Une fois le film tourné, il fallait encore passer les projections test qui furent catastrophiques à cause de la scène de fin dans laquelle Rambo est abattu à contrecœur par son " créateur ". Le public fut choqué par le propos beaucoup trop pessimiste et fort heureusement, Kotcheff qui avait eu le temps de tourner une fin alternative (celle que l'on connait) la proposa au studio qui malgré ses réticences fut obligé de l'accepter afin d'éviter un potentiel désastre d'audience. En fin de compte, bien qu'accouché dans la douleur, le film remporta un succès mérité.
Mais revenons au film.
First Blood s'ouvre sur un homme dont les oripeaux laissent deviner son statut d'ancien militaire, errant dans un paysage montagneux et austère, à la recherche de son dernier compagnon de guerre vivant - tous les autres étant morts au Vietnam, assassinés par et pour leur pays. Il apprend que ce dernier a succombé à un cancer provoqué par l' agent orange, un redoutable herbicide répandu par l'armée américaine sur le territoire vietnamien. La suite à tout du western. Passablement dévasté et désormais seul, Rambo marche sans réel but, jusqu'à atterrir dans la petite ville portant ironiquement le nom de " Hope ", un bled canadien tranquille et replié sur lui-même, où tout le monde se connaît et se salue par son prénom. Le shérif, maître des lieux tombe par hasard sur Rambo mais son look, tout comme la menace potentielle qu'il véhicule ne plaisent pas du tout au shérif qui fait clairement comprendre au soldat qu'il n'est pas du tout le bienvenu sur son territoire. Impassible, le vétéran se laisse conduire aux portes de la ville mais décide de faire demi-tour, faisant fi des menaces proférées par l'autorité locale.
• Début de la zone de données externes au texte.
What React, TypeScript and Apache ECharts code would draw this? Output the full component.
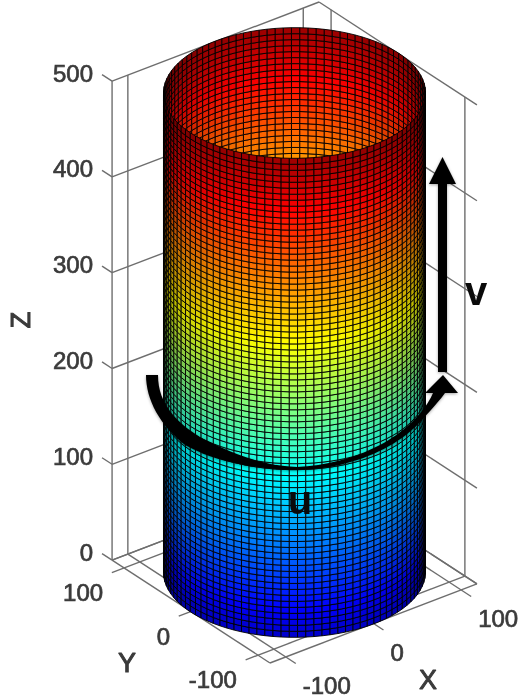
import React, { useEffect, useRef } from "react";
import * as echarts from "echarts";

const xTicks = [-100, 0, 100];
const yTicks = [100, 0, -100];
const zTicks = [0, 100, 200, 300, 400, 500];
const axisLimit = 118;
const zTop = 500;
const cylinderRadius = 118.8;
const meshColumns = 100;
const meshRows = 80;
// jet colormap stops: position, r, g, b
const jetStops = [
  [0, 0, 0, 128], [0.125, 0, 0, 255], [0.375, 0, 255, 255],
  [0.625, 255, 255, 0], [0.875, 255, 0, 0], [1, 128, 0, 0],
];
const colorLow = -40;
const colorHigh = 515;

const view = { cx: 294.5, cy: 572, xx: 0.877, xy: -0.335, yx: -0.669, yy: -0.436, zy: -0.958 };
const project = (x: number, y: number, z: number): [number, number] => [
  view.cx + view.xx * x + view.yx * y,
  view.cy + view.xy * x + view.yy * y + view.zy * z,
];

function jet(z: number, shade: number) {
  const t = Math.max(0, Math.min(1, (z - colorLow) / (colorHigh - colorLow)));
  let i = 0;
  while (i < jetStops.length - 2 && t > jetStops[i + 1][0]) i++;
  const a = jetStops[i], b = jetStops[i + 1];
  const f = (t - a[0]) / (b[0] - a[0]);
  const c = [1, 2, 3].map((k) => Math.round((a[k] + (b[k] - a[k]) * f) * shade));
  return `rgb(${c[0]},${c[1]},${c[2]})`;
}

// box and grid segments, in data space
const segments: number[][] = [];
const L = axisLimit;
segments.push([-L, L, 0, -L, -L, 0], [-L, -L, 0, L, -L, 0], [L, -L, 0, L, L, 0], [L, L, 0, -L, L, 0]);
segments.push([-L, L, 0, -L, L, zTop]);
xTicks.forEach((v) => {
  segments.push([v, L, 0, v, -L - 15, 0]);
  segments.push([v, L, 0, v, L, zTop]);
});
yTicks.forEach((v) => {
  segments.push([L, v, 0, -L - 14, v, 0]);
  segments.push([L, v, 0, L, v, zTop]);
});
zTicks.forEach((v) => {
  segments.push([-L, L + 15, v, -L, L, v]);
  segments.push([-L, L, v, L, L, v]);
  segments.push([L, L, v, L, -L, v]);
});

// mesh cells: column, row, front flag; the far wall is drawn first
const backCells: number[][] = [];
const frontCells: number[][] = [];
for (let c = 0; c < meshColumns; c++) {
  const th = ((c + 0.5) / meshColumns) * 2 * Math.PI;
  const offset = view.xy * Math.cos(th) + view.yy * Math.sin(th);
  const front = offset > 0;
  for (let r = 0; r < meshRows; r++) {
    if (front) frontCells.push([c, r, 1]);
    else if (r > meshRows * 0.66) backCells.push([c, r, 0]);
  }
}
const cells = [...backCells, ...frontCells];

const labels: (string | number)[][] = [];
xTicks.forEach((v) => {
  const p = project(v, -L, 0);
  labels.push([String(v), p[0] + 17, p[1] + 29, "left"]);
});
yTicks.forEach((v) => {
  const p = project(-L, v, 0);
  labels.push([String(v), p[0] - 21, p[1] + 24.5, "right"]);
});
zTicks.forEach((v) => {
  const p = project(-L, L, v);
  labels.push([String(v), p[0] - 19, p[1] - 8, "right"]);
});

const uArrowPath =
  "M146,375 C146,400 160,425 185,445 C215,462 260,470 297,470 C345,470 395,450 420,422 C432,409 440,400 445,393 " +
  "L458,393 L443,375 L425,393 L433,393 C425,412 405,432 380,445 C355,458 325,466 297,467 C260,466 225,450 200,437 " +
  "C178,423 158,405 158,375 Z";
echarts.graphic.registerShape("uArrow", echarts.graphic.extendPath(uArrowPath, {}) as any);

const FONT = '"Liberation Sans", Arial, sans-serif';
const GREY = "#3a3a3a";

export default function App() {
  const ref = useRef<HTMLDivElement>(null);
  useEffect(() => {
    document.body.style.margin = "0";
    document.body.style.background = "#fff";
    const chart = echarts.init(ref.current!, null, { renderer: "svg" });
    const shadow = { shadowBlur: 3, shadowColor: "rgba(0,0,0,0.35)", shadowOffsetY: 1 };
    const heavy = { stroke: GREY, lineWidth: 0.7 };
    chart.setOption({
      animation: false,
      backgroundColor: "#ffffff",
      grid: { left: 0, right: 0, top: 0, bottom: 0 },
      xAxis: { type: "value", min: 0, max: 518, show: false },
      yAxis: { type: "value", min: 0, max: 700, inverse: true, show: false },
      series: [
        {
          type: "custom",
          coordinateSystem: "cartesian2d",
          silent: true,
          z: 1,
          clip: false,
          data: segments,
          renderItem: (_p: any, api: any) => {
            const a = api.coord(project(api.value(0), api.value(1), api.value(2)));
            const b = api.coord(project(api.value(3), api.value(4), api.value(5)));
            return {
              type: "line",
              shape: { x1: a[0], y1: a[1], x2: b[0], y2: b[1] },
              style: { stroke: "#6e6e6e", lineWidth: 1.4, fill: "none" },
            };
          },
        },
        {
          type: "custom",
          coordinateSystem: "cartesian2d",
          silent: true,
          z: 2,
          clip: false,
          data: cells,
          renderItem: (_p: any, api: any) => {
            const c = api.value(0), r = api.value(1);
            const th0 = (c / meshColumns) * 2 * Math.PI;
            const th1 = ((c + 1) / meshColumns) * 2 * Math.PI;
            const z0 = (r / meshRows) * zTop;
            const z1 = ((r + 1) / meshRows) * zTop;
            const R = cylinderRadius;
            const pt = (th: number, z: number) =>
              api.coord(project(R * Math.cos(th), R * Math.sin(th), z));
            const thm = (th0 + th1) / 2;
            const u = ((view.xx * Math.cos(thm) + view.yx * Math.sin(thm)) * R) / 131;
            const shade = 0.35 + 0.65 * Math.pow(Math.max(0, 1 - u * u), 0.3);
            return {
              type: "polygon",
              shape: { points: [pt(th0, z0), pt(th1, z0), pt(th1, z1), pt(th0, z1)] },
              style: { fill: jet((z0 + z1) / 2, shade), stroke: "rgba(0,0,0,0.9)", lineWidth: 1 },
            };
          },
        },
        {
          type: "custom",
          coordinateSystem: "cartesian2d",
          silent: true,
          z: 3,
          clip: false,
          data: labels,
          dimensions: [{ name: "t", type: "ordinal" }, "x", "y", { name: "a", type: "ordinal" }],
          renderItem: (p: any, api: any) => {
            const row = labels[p.dataIndex];
            const q = api.coord([row[1], row[2]]);
            return {
              type: "text",
              x: q[0],
              y: q[1],
              style: {
                text: row[0],
                fill: GREY,
                font: `24px ${FONT}`,
                align: row[3],
                verticalAlign: "middle",
                ...heavy,
              },
            };
          },
        },
      ],
      graphic: [
        { type: "text", z: 50, x: 127, y: 663, style: { text: "Y", fill: GREY, font: `27px ${FONT}`, align: "center", verticalAlign: "middle", ...heavy, lineWidth: 1 } },
        { type: "text", z: 50, x: 428, y: 680, style: { text: "X", fill: GREY, font: `27px ${FONT}`, align: "center", verticalAlign: "middle", ...heavy, lineWidth: 1 } },
        { type: "text", z: 50, x: 21, y: 320, rotation: Math.PI / 2, style: { text: "Z", fill: GREY, font: `27px ${FONT}`, align: "center", verticalAlign: "middle", ...heavy, lineWidth: 1 } },
        { type: "uArrow", z: 60, x: 0, y: 0, style: { fill: "#000", ...shadow } },
        { type: "rect", z: 60, shape: { x: 438, y: 180, width: 9, height: 192 }, style: { fill: "#000", ...shadow } },
        { type: "polygon", z: 60, shape: { points: [[442.5, 157], [456, 184], [429, 184]] }, style: { fill: "#000", ...shadow } },
        { type: "text", z: 61, x: 300, y: 480, style: { text: "u", fill: "#0a0a0a", font: `bold 40px ${FONT}`, align: "center", verticalAlign: "top" } },
        { type: "text", z: 61, x: 476, y: 271, style: { text: "v", fill: "#0a0a0a", font: `bold 40px ${FONT}`, align: "center", verticalAlign: "top" } },
      ],
    });
    return () => chart.dispose();
  }, []);
  return <div ref={ref} style={{ width: 518, height: 700, filter: "blur(0.45px)" }} />;
}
Naturellement, les choses s'enveniment et le shérif, dans un accès de colère injustifiée, mets aux arrêts l'innocent sous prétexte de vagabondage et le jette au trou, le laissant en proie à des petits flics besogneux et hargneux, excités par leur pouvoir qui semble accroitre tant Rambo, muré dans le silence et la docilité, a tout de la victime. Suite à la volonté des policiers de raser Rambo afin de le rendre plus présentable pour le procès à venir, celui-ci, totalement traumatisé par l'objet qui se tient si près de son visage, pète littéralement les plombs, casse la gueule à tout le monde en un rien de temps et s'échappe de prison. S'en suit une course poursuite et une chasse à l'homme doublée d'un retournement de situation implacable lors duquel les flics comprennent non seulement qu'ils sont allés trop loin avec cet homme dont ils ont sous-estimé la force et l'intelligence et qu'un Béret Vert est bien plus fort et puissant en milieu naturel et hostile qu'ils ne le seront jamais nulle part, même chez eux.